To my mind, the argument about “trajectory” is the most muddled. David cites his former colleague in Bristol, who went on to be Bishop of Bolton, David Gillett:
‘For me this process of interpretation has led to significant changes in belief and attitude, most clearly in five main areas –
Creation and Evolution
Divorce and remarriage
Women in Leadership
Same-sex attraction and partnerships.
For me, as for many others, this process is so closely linked throughout that it is important to look at the last one as part of a continuous hermeneutical development.’
But this assumes that the shape of the issue, and the nature of the debate, in each case is the same, or at least, has strong parallels. Even a cursory exploration of the questions shows that this is simply not the case. The question of science and faith is much more to do with understandings of philosophy and modernity than it has to do with changes in the way the Bible was read, as is explained clearly here. Dick France demonstrated long ago that the hermeneutical issues on women’s leadership are of a completely different configuration from the issues in relation to same-sex unions. On these other issues, Scripture speaks in a nuanced, ambivalent and multivocal way.

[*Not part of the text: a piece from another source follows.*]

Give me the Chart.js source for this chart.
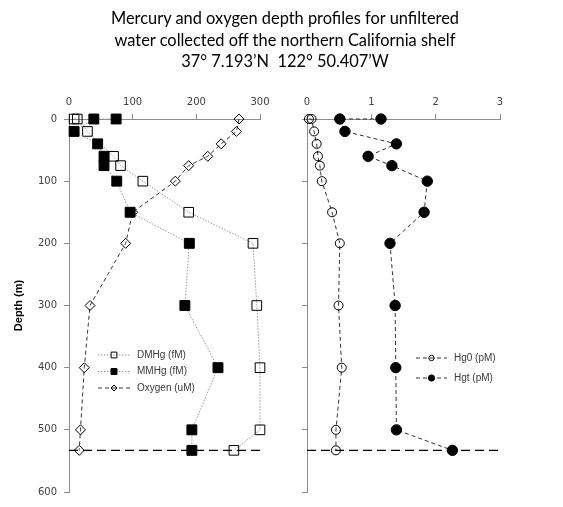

On same-sex unions, when it does speak it is unequivocal and univocal. This is not to suggest that that settles the pastoral or missional question simpliciter, but it demonstrates that the parallels mentioned are more imagined than real.
I did have an online conversation about this with David Gillett. How, I asked, could it be a question of ‘trajectory’ when the direction of the Bible from OT to NT was more restrictive and not less. Ah, it is not about trajectory, but about the inclusion principle. And who do we look to as exemplars of this? Jesus and Paul—who both reinforced ‘traditional’ Jewish ethics in this area, Jesus in his condemnation of ‘immoralities’ (not just ‘adultery’) (Mark 7.21) and Paul in Romans 1 and 1 Cor 6.
On Being Wrong
These are very challenging times and complex issues. The wisdom we need for these days will be hard won. But the transforming gift of the gospel is never found in the security of being right. It is actually revealed in the joy of being wrong. In fact it is essential that we are wrong! Our narrow vision, our tribal agendas, our lesser securities, our limited understandings, must be constantly broken open by divine grace.
I entirely agree with David in this comment. And of course it means that he must be open to admit his own conviction is mistaken. Given that this is not about a simple ‘live and let live’, but actually, as we can see above, raises central issues of how we read the Bible, how we encounter God as ‘other’, the nature of discipleship and transformation, then I sincerely hope he is wrong. And the fact that the issues listed by Gillett did not raise the same questions in the same way further sets this issue apart.
Reading his piece did make me think of someone looking down the well of history, and at the bottom seeing, not the Jesus and gospel of the New Testament—but his own, bearded, postmodern face looking back. Lack of certainty is not the answer to this debate. Somehow or other, the Jesus of the gospels manages to combine absolute certainty and confidence in the message of the kingdom, with an unparalleled warmth and humility. It is this Jesus we need to focus on as we continue to debate, and this Jesus we need to emulate, in both his confidence and his humility.